REQUIREMENTS ▸ Copy out each line featuring the string "that" from the entries beneath.

DATA TO USE ▸
== == ==

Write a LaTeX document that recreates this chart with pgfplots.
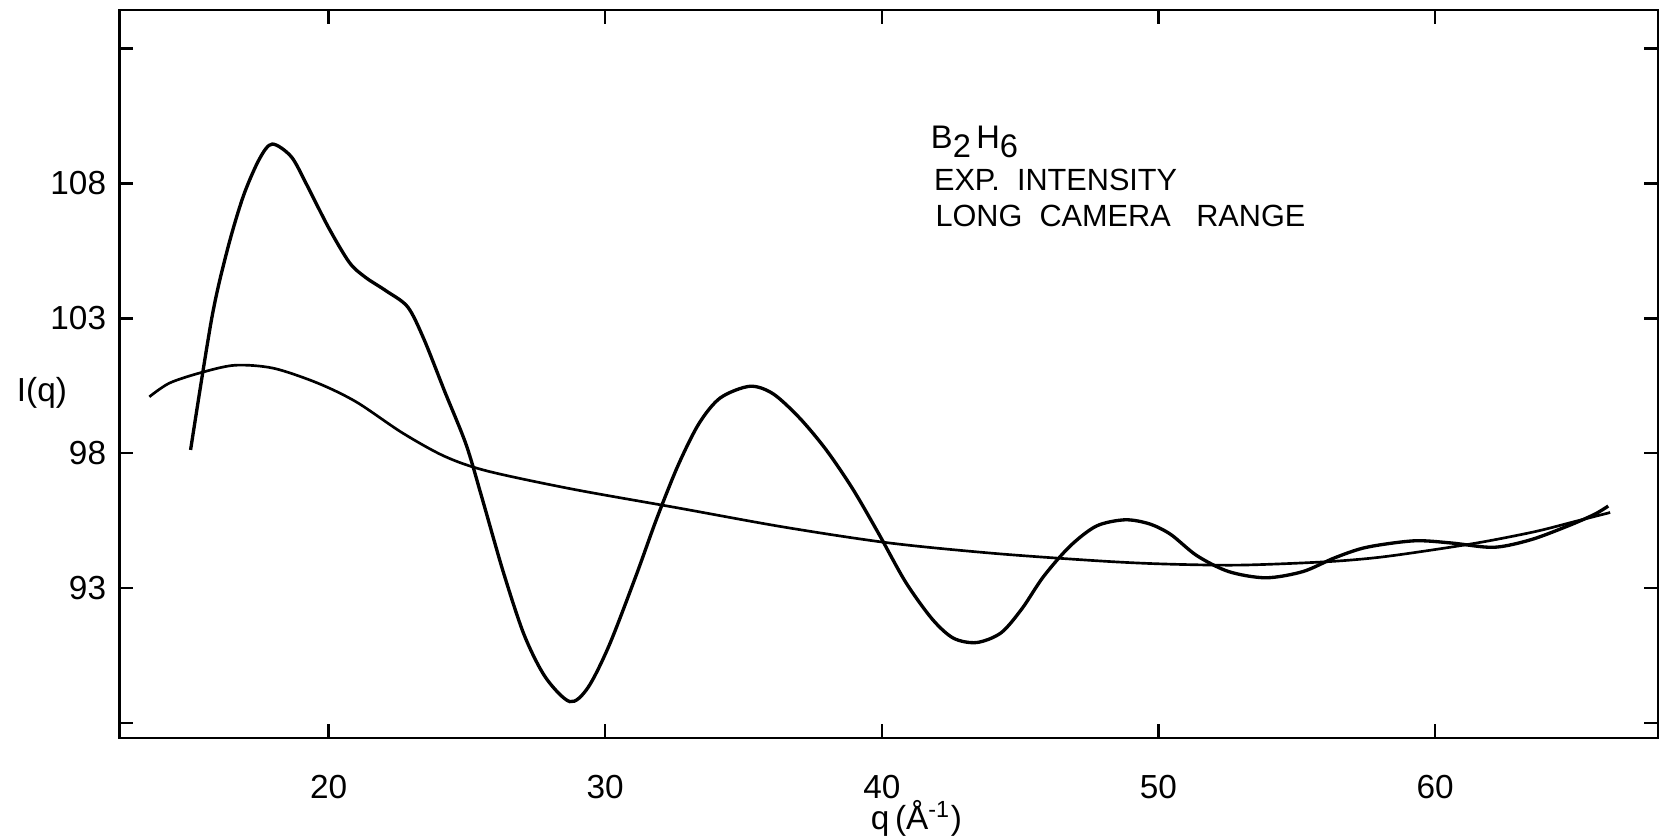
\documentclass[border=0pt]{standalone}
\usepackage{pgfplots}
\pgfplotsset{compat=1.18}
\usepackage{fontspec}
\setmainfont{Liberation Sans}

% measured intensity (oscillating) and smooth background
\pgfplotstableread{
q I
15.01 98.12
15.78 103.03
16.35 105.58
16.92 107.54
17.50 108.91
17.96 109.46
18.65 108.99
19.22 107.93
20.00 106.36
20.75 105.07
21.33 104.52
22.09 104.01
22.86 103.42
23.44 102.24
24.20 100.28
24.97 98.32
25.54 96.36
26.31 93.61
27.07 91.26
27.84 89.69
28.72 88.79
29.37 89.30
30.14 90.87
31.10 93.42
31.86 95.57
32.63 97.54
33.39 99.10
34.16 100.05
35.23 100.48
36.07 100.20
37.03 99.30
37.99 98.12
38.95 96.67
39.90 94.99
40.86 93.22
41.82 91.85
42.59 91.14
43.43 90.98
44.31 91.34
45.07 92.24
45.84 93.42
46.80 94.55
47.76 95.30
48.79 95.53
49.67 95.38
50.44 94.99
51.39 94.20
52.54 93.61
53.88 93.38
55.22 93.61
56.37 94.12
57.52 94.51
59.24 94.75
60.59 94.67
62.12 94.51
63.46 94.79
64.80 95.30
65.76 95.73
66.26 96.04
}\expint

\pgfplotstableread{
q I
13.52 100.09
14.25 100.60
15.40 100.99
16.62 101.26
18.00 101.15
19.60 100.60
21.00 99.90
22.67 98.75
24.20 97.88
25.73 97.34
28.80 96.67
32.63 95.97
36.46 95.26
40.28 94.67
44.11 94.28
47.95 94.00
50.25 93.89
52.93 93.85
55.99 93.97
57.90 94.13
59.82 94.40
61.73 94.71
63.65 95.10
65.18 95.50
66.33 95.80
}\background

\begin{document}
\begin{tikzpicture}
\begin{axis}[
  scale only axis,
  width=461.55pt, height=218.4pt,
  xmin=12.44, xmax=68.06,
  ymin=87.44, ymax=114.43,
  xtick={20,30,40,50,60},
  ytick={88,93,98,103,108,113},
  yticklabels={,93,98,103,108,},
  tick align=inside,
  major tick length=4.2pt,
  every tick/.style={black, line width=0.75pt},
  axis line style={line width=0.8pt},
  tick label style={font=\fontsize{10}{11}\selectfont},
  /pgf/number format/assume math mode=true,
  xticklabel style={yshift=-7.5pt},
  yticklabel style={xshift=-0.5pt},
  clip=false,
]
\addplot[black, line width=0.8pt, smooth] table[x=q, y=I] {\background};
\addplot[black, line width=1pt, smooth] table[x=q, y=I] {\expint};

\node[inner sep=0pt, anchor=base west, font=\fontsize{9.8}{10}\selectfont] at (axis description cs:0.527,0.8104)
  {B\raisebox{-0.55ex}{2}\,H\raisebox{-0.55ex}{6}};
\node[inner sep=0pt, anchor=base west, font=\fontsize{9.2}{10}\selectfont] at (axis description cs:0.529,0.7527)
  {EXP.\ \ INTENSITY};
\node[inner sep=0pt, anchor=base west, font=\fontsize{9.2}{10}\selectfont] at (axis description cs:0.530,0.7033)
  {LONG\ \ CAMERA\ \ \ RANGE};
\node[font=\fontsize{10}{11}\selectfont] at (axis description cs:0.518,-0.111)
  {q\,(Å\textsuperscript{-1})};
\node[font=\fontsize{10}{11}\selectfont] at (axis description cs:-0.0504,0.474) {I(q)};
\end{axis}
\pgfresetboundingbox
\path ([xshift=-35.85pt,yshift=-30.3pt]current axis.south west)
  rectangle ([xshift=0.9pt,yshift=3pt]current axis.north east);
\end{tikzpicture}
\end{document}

== == ==

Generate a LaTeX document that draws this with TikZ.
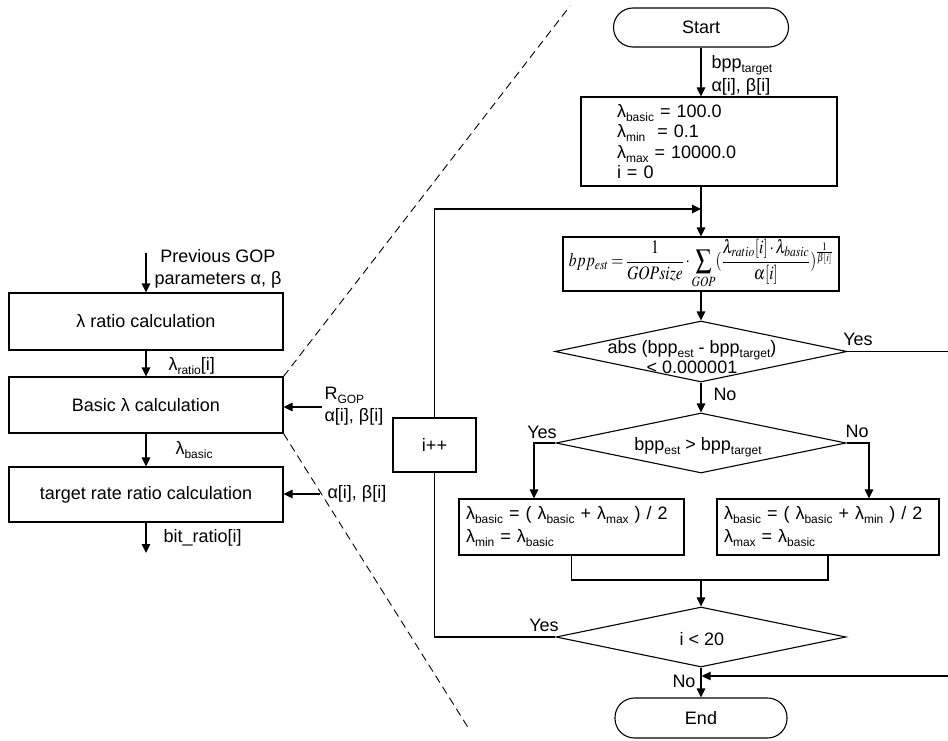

== == ==

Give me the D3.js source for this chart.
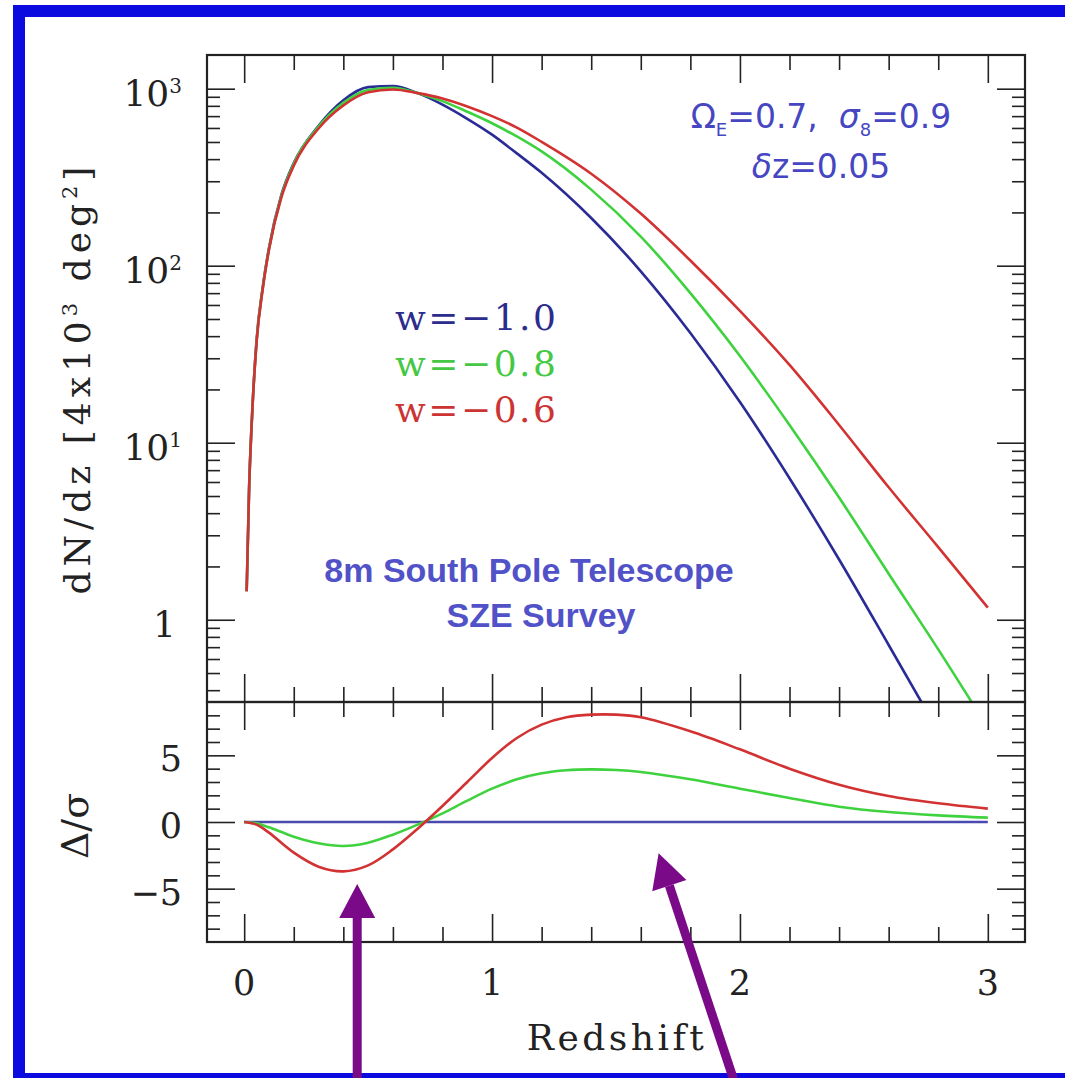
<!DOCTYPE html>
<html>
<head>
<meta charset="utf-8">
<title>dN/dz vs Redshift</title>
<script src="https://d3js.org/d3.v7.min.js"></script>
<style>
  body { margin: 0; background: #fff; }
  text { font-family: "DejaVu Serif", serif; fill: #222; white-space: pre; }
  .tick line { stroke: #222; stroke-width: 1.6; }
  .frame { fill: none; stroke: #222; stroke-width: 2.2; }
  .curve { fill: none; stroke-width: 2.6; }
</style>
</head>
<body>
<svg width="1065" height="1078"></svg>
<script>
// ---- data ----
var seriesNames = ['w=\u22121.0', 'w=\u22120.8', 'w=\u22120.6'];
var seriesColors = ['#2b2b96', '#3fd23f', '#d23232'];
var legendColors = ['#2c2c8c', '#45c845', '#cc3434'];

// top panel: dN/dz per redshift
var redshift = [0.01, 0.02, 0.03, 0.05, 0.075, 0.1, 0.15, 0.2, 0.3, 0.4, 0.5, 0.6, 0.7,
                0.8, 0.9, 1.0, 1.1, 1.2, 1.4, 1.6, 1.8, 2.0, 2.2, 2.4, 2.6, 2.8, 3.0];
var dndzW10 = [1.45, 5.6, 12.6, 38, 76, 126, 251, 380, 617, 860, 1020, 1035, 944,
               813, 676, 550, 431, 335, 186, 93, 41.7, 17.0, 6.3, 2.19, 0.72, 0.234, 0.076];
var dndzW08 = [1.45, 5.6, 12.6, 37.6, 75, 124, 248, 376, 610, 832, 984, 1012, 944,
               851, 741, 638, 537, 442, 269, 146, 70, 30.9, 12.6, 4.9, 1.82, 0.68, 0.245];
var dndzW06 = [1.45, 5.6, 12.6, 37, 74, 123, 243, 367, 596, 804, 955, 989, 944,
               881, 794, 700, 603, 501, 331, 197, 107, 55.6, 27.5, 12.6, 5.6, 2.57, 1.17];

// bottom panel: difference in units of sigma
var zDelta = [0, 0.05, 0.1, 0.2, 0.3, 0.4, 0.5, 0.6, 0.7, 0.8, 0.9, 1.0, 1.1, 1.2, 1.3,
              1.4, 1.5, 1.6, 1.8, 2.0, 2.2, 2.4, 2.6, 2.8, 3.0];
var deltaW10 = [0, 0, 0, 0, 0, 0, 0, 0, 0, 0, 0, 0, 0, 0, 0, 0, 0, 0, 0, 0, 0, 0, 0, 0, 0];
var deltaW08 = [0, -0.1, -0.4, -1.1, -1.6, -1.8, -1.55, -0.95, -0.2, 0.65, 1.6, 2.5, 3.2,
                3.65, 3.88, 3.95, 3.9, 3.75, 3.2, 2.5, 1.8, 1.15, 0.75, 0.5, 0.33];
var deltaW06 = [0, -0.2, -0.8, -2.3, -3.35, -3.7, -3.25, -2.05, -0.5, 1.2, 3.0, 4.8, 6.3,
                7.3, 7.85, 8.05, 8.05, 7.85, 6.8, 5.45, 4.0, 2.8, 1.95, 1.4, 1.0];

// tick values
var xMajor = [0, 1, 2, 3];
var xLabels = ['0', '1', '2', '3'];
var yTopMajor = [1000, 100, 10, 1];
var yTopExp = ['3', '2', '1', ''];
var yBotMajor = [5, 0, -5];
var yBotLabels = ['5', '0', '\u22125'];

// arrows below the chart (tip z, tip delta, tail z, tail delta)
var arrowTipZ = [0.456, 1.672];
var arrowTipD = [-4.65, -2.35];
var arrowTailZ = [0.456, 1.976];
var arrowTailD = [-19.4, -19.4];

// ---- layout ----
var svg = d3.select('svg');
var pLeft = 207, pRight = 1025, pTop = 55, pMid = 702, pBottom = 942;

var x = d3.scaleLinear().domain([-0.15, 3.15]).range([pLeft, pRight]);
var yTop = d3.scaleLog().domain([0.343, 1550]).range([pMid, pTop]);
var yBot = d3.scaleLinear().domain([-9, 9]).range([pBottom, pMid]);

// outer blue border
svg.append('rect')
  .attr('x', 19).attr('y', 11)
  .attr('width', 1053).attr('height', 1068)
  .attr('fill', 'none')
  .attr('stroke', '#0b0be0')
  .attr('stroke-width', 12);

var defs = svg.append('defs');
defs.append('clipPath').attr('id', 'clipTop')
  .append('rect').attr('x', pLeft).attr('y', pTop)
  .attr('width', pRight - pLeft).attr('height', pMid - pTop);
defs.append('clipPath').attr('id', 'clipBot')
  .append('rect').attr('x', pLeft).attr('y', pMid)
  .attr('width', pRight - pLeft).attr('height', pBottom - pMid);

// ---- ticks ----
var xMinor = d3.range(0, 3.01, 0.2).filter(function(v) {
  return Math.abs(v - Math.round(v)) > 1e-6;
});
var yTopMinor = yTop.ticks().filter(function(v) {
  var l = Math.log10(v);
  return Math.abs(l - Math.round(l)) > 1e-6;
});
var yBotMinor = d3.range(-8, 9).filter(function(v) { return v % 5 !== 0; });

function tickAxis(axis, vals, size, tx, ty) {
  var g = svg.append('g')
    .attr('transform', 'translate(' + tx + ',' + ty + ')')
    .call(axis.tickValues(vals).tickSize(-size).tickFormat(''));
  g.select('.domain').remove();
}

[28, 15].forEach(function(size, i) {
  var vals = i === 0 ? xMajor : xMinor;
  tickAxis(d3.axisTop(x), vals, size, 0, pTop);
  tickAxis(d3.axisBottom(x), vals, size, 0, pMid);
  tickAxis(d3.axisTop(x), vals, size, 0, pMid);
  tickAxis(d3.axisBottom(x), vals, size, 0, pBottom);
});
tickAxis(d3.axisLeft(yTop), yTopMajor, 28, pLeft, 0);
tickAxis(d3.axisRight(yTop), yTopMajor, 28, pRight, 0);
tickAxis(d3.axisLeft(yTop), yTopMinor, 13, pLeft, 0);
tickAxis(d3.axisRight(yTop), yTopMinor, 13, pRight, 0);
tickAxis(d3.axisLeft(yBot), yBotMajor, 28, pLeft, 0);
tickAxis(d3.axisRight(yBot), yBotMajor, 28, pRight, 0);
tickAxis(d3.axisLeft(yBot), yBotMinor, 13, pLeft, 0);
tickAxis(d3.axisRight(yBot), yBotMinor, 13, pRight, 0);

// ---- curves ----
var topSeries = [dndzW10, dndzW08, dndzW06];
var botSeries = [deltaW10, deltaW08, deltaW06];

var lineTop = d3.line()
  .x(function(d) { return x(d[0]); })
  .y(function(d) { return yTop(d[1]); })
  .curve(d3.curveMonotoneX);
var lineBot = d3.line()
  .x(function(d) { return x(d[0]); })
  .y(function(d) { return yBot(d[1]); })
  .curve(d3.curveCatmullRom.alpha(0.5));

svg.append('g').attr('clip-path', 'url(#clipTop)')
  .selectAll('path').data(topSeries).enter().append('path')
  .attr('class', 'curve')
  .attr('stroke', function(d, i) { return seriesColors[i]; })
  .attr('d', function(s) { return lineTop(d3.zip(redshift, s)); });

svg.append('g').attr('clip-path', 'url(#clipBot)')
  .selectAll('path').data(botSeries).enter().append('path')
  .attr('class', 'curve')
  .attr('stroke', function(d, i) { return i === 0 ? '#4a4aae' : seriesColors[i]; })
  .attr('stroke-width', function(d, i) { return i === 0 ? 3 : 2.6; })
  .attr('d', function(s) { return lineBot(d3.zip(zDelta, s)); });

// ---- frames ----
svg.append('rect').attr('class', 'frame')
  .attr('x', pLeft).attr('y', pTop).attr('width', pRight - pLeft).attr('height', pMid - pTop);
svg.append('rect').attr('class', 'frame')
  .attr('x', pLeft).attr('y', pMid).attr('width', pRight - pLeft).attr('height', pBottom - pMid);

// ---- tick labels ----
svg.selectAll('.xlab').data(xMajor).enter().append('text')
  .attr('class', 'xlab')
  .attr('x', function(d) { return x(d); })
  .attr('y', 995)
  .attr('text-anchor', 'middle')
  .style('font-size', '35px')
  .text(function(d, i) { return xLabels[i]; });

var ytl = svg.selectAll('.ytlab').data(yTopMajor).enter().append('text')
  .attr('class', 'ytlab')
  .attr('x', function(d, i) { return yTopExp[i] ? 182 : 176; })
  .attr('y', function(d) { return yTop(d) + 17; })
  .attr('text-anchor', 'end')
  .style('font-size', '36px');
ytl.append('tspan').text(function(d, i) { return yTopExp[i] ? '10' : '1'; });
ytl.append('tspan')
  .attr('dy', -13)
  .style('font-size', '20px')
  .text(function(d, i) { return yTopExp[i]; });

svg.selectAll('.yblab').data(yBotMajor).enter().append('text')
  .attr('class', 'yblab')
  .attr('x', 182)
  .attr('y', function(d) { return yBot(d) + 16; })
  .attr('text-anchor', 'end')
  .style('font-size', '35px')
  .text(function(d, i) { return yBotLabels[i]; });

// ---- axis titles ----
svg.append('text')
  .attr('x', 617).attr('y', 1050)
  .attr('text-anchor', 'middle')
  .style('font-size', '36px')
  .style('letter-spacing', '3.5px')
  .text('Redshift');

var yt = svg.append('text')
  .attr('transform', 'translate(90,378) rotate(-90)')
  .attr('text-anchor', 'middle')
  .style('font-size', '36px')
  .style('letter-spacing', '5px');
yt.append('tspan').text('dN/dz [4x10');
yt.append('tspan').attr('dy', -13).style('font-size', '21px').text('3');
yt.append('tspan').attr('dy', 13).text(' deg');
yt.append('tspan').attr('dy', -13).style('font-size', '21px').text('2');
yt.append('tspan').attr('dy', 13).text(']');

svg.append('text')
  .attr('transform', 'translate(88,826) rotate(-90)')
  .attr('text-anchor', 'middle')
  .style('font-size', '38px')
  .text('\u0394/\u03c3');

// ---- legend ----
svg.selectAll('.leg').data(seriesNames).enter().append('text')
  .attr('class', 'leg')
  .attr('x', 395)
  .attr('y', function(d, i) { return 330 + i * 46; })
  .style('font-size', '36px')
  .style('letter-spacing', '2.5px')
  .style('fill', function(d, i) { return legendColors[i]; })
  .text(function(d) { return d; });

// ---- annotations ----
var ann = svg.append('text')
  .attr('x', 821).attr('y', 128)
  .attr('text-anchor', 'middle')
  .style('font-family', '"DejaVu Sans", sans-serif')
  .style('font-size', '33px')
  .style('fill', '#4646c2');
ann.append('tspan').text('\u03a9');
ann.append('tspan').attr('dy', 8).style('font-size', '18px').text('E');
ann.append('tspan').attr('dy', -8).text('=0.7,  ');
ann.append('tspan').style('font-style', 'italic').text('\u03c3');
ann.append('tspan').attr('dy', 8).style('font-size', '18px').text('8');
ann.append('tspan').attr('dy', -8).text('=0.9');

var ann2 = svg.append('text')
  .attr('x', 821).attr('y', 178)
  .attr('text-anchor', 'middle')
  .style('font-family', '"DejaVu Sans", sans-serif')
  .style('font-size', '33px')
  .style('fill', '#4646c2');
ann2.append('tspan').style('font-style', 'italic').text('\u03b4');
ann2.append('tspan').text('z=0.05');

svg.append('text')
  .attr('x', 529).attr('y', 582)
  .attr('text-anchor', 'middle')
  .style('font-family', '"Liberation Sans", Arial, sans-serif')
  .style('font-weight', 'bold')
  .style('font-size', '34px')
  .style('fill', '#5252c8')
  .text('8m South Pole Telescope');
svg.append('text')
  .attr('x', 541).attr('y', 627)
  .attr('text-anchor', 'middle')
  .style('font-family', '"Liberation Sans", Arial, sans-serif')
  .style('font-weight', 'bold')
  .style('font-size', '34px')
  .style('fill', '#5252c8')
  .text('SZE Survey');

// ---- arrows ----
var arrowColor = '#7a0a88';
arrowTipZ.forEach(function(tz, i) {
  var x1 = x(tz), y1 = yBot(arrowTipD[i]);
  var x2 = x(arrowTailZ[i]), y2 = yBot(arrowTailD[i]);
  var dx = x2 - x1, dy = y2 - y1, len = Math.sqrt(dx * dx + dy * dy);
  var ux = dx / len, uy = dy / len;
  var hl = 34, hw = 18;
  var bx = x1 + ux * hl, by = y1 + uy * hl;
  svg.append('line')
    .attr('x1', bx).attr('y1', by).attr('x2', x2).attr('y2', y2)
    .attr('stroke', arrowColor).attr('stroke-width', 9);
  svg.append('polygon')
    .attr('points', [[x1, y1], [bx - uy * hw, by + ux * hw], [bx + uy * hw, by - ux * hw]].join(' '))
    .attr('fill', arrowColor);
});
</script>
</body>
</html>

== == ==

RIGHT ANSWER ▸
Write a LaTeX document that recreates this chart with pgfplots.
Generate a LaTeX document that draws this with TikZ.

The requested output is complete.